THE EXERCISE →
All of the lines below are to be printed again exactly; images are excluded from the output.

[START]

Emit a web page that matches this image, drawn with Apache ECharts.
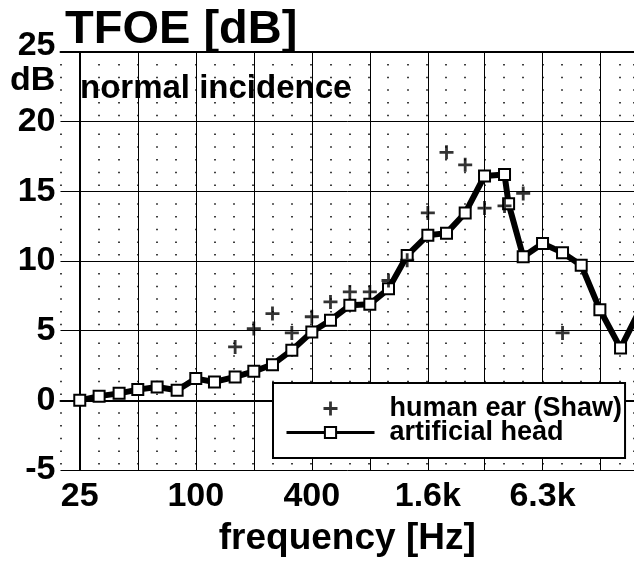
<!DOCTYPE html>
<html>
<head>
<meta charset="utf-8">
<script src="https://cdn.jsdelivr.net/npm/echarts@6/dist/echarts.min.js"></script>
<style>html,body{margin:0;padding:0;background:#fff}#c{width:634px;height:561px}</style>
</head>
<body>
<div id="c"></div>
<script>
// artificial head (third-octave bands, Hz) and TFOE values (dB)
const headFreqs = [25, 31.5, 40, 50, 63, 80, 100, 125, 160, 200, 250, 315, 400, 500, 630, 800, 1000, 1250, 1600, 2000, 2500, 3150, 4000, 4200, 5000, 6300, 8000, 10000, 12500, 16000, 20000];
const headDb = [0.0, 0.3, 0.5, 0.77, 0.96, 0.72, 1.56, 1.32, 1.68, 2.08, 2.56, 3.6, 4.9, 5.75, 6.82, 6.9, 8.0, 10.4, 11.85, 12.0, 13.45, 16.1, 16.2, 14.1, 10.3, 11.25, 10.6, 9.7, 6.5, 3.75, 6.4];
// human ear (Shaw)
const earFreqs = [160, 200, 250, 315, 400, 500, 630, 800, 1000, 1250, 1600, 2000, 2500, 3150, 4000, 5000, 8000];
const earDb = [3.83, 5.15, 6.23, 4.84, 6.0, 7.06, 7.78, 7.78, 8.6, 10.06, 13.45, 17.8, 16.9, 13.8, 13.95, 14.85, 4.84];
// octave grid lines and x tick labels
const octaveFreqs = [25, 50, 100, 200, 400, 800, 1600, 3150, 6300, 12500];
const tickFreqs = [25, 100, 400, 1600, 6300];
const tickLabels = ['25', '100', '400', '1.6k', '6.3k'];

const FONT = "'Liberation Sans', Arial, Helvetica, sans-serif";
// frequency -> third-octave band number relative to 25 Hz (log frequency scale, base-10 thirds)
const toBand = f => 10 * Math.log10(f / 25);
const X_MIN = -1, X_MAX = 28.76;
const plusPath = 'path://M0,5.6H14V8.4H0Z M5.6,0H8.4V14H5.6Z';

const chart = echarts.init(document.getElementById('c'), null, {renderer: 'canvas'});
const txt = (size) => ({fontSize: size, fontWeight: 'bold', fontFamily: FONT, color: '#000'});

chart.setOption({
  animation: false,
  backgroundColor: '#fff',
  title: [
    {text: 'TFOE [dB]', left: 65, top: 7, padding: 0, textStyle: txt(47)},
    {text: 'normal incidence', left: 80, top: 72, padding: 0, textStyle: txt(33)},
    {text: 'dB', left: 10, top: 64, padding: 0, textStyle: txt(34)}
  ],
  grid: {left: 60.5, right: 0, top: 52, bottom: 91, containLabel: false, outerBoundsMode: 'none'},
  legend: {
    orient: 'vertical', left: 273, top: 383,
    backgroundColor: '#fff', borderColor: '#000', borderWidth: 2,
    padding: [12, 3, 12, 12], itemGap: -3, itemWidth: 88, itemHeight: 14,
    selectedMode: false,
    lineStyle: {width: 3},
    textStyle: Object.assign(txt(27), {padding: [0, 0, 0, 10]}),
    data: ['human ear (Shaw)', 'artificial head']
  },
  xAxis: [
    {
      type: 'value', min: X_MIN, max: X_MAX, position: 'bottom',
      axisLine: {show: true, lineStyle: {color: '#000', width: 2}},
      axisTick: {show: false, customValues: octaveFreqs.map(toBand)},
      splitLine: {show: true, lineStyle: {color: '#000', width: 1}},
      axisLabel: Object.assign(txt(34), {
        margin: 10,
        customValues: tickFreqs.map(toBand),
        formatter: v => {
          for (let i = 0; i < tickFreqs.length; i++) {
            if (Math.abs(toBand(tickFreqs[i]) - v) < 0.15) return tickLabels[i];
          }
          return '';
        }
      }),
      name: 'frequency [Hz]', nameLocation: 'middle', nameGap: 50,
      nameTextStyle: txt(37)
    },
    {
      type: 'value', min: X_MIN, max: X_MAX, interval: 1, position: 'top',
      axisLine: {show: true, lineStyle: {color: '#000', width: 2}},
      axisTick: {show: false}, axisLabel: {show: false},
      splitLine: {show: true, lineStyle: {color: '#000', width: 1.5,
        type: [1.5, 11.2, 1.5, 11.2, 1.5, 11.2, 1.5, 11.2, 1.5, 17.367], dashOffset: 57.72}}
    }
  ],
  yAxis: {
    type: 'value', min: -5, max: 25, interval: 5,
    axisLine: {show: true, lineStyle: {color: '#000', width: 2}},
    axisTick: {show: false},
    splitLine: {show: true, lineStyle: {color: '#000', width: 1}},
    axisLabel: Object.assign(txt(34), {
      margin: 5,
      formatter: v => (v === 25 ? '{top|25}' : String(v)),
      rich: {top: Object.assign(txt(34), {padding: [0, 0, 12, 0]})}
    })
  },
  series: [
    {
      name: 'human ear (Shaw)', type: 'scatter', xAxisIndex: 0, z: 4,
      symbol: plusPath, symbolSize: 14,
      itemStyle: {color: '#000'},
      data: earFreqs.map((f, i) => [toBand(f), earDb[i]])
    },
    {
      name: 'artificial head', type: 'line', xAxisIndex: 0, z: 3,
      symbol: 'emptyRect', symbolSize: 11, showAllSymbol: true,
      itemStyle: {color: '#000', borderWidth: 2},
      lineStyle: {color: '#000', width: 6},
      data: headFreqs.map((f, i) => [toBand(f), headDb[i]])
    }
  ]
});
</script>
</body>
</html>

[END]

CORRECT OUTPUT →
Emit a web page that matches this image, drawn with Apache ECharts.
<!DOCTYPE html>
<html>
<head>
<meta charset="utf-8">
<script src="https://cdn.jsdelivr.net/npm/echarts@6/dist/echarts.min.js"></script>
<style>html,body{margin:0;padding:0;background:#fff}#c{width:634px;height:561px}</style>
</head>
<body>
<div id="c"></div>
<script>
// artificial head (third-octave bands, Hz) and TFOE values (dB)
const headFreqs = [25, 31.5, 40, 50, 63, 80, 100, 125, 160, 200, 250, 315, 400, 500, 630, 800, 1000, 1250, 1600, 2000, 2500, 3150, 4000, 4200, 5000, 6300, 8000, 10000, 12500, 16000, 20000];
const headDb = [0.0, 0.3, 0.5, 0.77, 0.96, 0.72, 1.56, 1.32, 1.68, 2.08, 2.56, 3.6, 4.9, 5.75, 6.82, 6.9, 8.0, 10.4, 11.85, 12.0, 13.45, 16.1, 16.2, 14.1, 10.3, 11.25, 10.6, 9.7, 6.5, 3.75, 6.4];
// human ear (Shaw)
const earFreqs = [160, 200, 250, 315, 400, 500, 630, 800, 1000, 1250, 1600, 2000, 2500, 3150, 4000, 5000, 8000];
const earDb = [3.83, 5.15, 6.23, 4.84, 6.0, 7.06, 7.78, 7.78, 8.6, 10.06, 13.45, 17.8, 16.9, 13.8, 13.95, 14.85, 4.84];
// octave grid lines and x tick labels
const octaveFreqs = [25, 50, 100, 200, 400, 800, 1600, 3150, 6300, 12500];
const tickFreqs = [25, 100, 400, 1600, 6300];
const tickLabels = ['25', '100', '400', '1.6k', '6.3k'];

const FONT = "'Liberation Sans', Arial, Helvetica, sans-serif";
// frequency -> third-octave band number relative to 25 Hz (log frequency scale, base-10 thirds)
const toBand = f => 10 * Math.log10(f / 25);
const X_MIN = -1, X_MAX = 28.76;
const plusPath = 'path://M0,5.6H14V8.4H0Z M5.6,0H8.4V14H5.6Z';

const chart = echarts.init(document.getElementById('c'), null, {renderer: 'canvas'});
const txt = (size) => ({fontSize: size, fontWeight: 'bold', fontFamily: FONT, color: '#000'});

chart.setOption({
  animation: false,
  backgroundColor: '#fff',
  title: [
    {text: 'TFOE [dB]', left: 65, top: 7, padding: 0, textStyle: txt(47)},
    {text: 'normal incidence', left: 80, top: 72, padding: 0, textStyle: txt(33)},
    {text: 'dB', left: 10, top: 64, padding: 0, textStyle: txt(34)}
  ],
  grid: {left: 60.5, right: 0, top: 52, bottom: 91, containLabel: false, outerBoundsMode: 'none'},
  legend: {
    orient: 'vertical', left: 273, top: 383,
    backgroundColor: '#fff', borderColor: '#000', borderWidth: 2,
    padding: [12, 3, 12, 12], itemGap: -3, itemWidth: 88, itemHeight: 14,
    selectedMode: false,
    lineStyle: {width: 3},
    textStyle: Object.assign(txt(27), {padding: [0, 0, 0, 10]}),
    data: ['human ear (Shaw)', 'artificial head']
  },
  xAxis: [
    {
      type: 'value', min: X_MIN, max: X_MAX, position: 'bottom',
      axisLine: {show: true, lineStyle: {color: '#000', width: 2}},
      axisTick: {show: false, customValues: octaveFreqs.map(toBand)},
      splitLine: {show: true, lineStyle: {color: '#000', width: 1}},
      axisLabel: Object.assign(txt(34), {
        margin: 10,
        customValues: tickFreqs.map(toBand),
        formatter: v => {
          for (let i = 0; i < tickFreqs.length; i++) {
            if (Math.abs(toBand(tickFreqs[i]) - v) < 0.15) return tickLabels[i];
          }
          return '';
        }
      }),
      name: 'frequency [Hz]', nameLocation: 'middle', nameGap: 50,
      nameTextStyle: txt(37)
    },
    {
      type: 'value', min: X_MIN, max: X_MAX, interval: 1, position: 'top',
      axisLine: {show: true, lineStyle: {color: '#000', width: 2}},
      axisTick: {show: false}, axisLabel: {show: false},
      splitLine: {show: true, lineStyle: {color: '#000', width: 1.5,
        type: [1.5, 11.2, 1.5, 11.2, 1.5, 11.2, 1.5, 11.2, 1.5, 17.367], dashOffset: 57.72}}
    }
  ],
  yAxis: {
    type: 'value', min: -5, max: 25, interval: 5,
    axisLine: {show: true, lineStyle: {color: '#000', width: 2}},
    axisTick: {show: false},
    splitLine: {show: true, lineStyle: {color: '#000', width: 1}},
    axisLabel: Object.assign(txt(34), {
      margin: 5,
      formatter: v => (v === 25 ? '{top|25}' : String(v)),
      rich: {top: Object.assign(txt(34), {padding: [0, 0, 12, 0]})}
    })
  },
  series: [
    {
      name: 'human ear (Shaw)', type: 'scatter', xAxisIndex: 0, z: 4,
      symbol: plusPath, symbolSize: 14,
      itemStyle: {color: '#000'},
      data: earFreqs.map((f, i) => [toBand(f), earDb[i]])
    },
    {
      name: 'artificial head', type: 'line', xAxisIndex: 0, z: 3,
      symbol: 'emptyRect', symbolSize: 11, showAllSymbol: true,
      itemStyle: {color: '#000', borderWidth: 2},
      lineStyle: {color: '#000', width: 6},
      data: headFreqs.map((f, i) => [toBand(f), headDb[i]])
    }
  ]
});
</script>
</body>
</html>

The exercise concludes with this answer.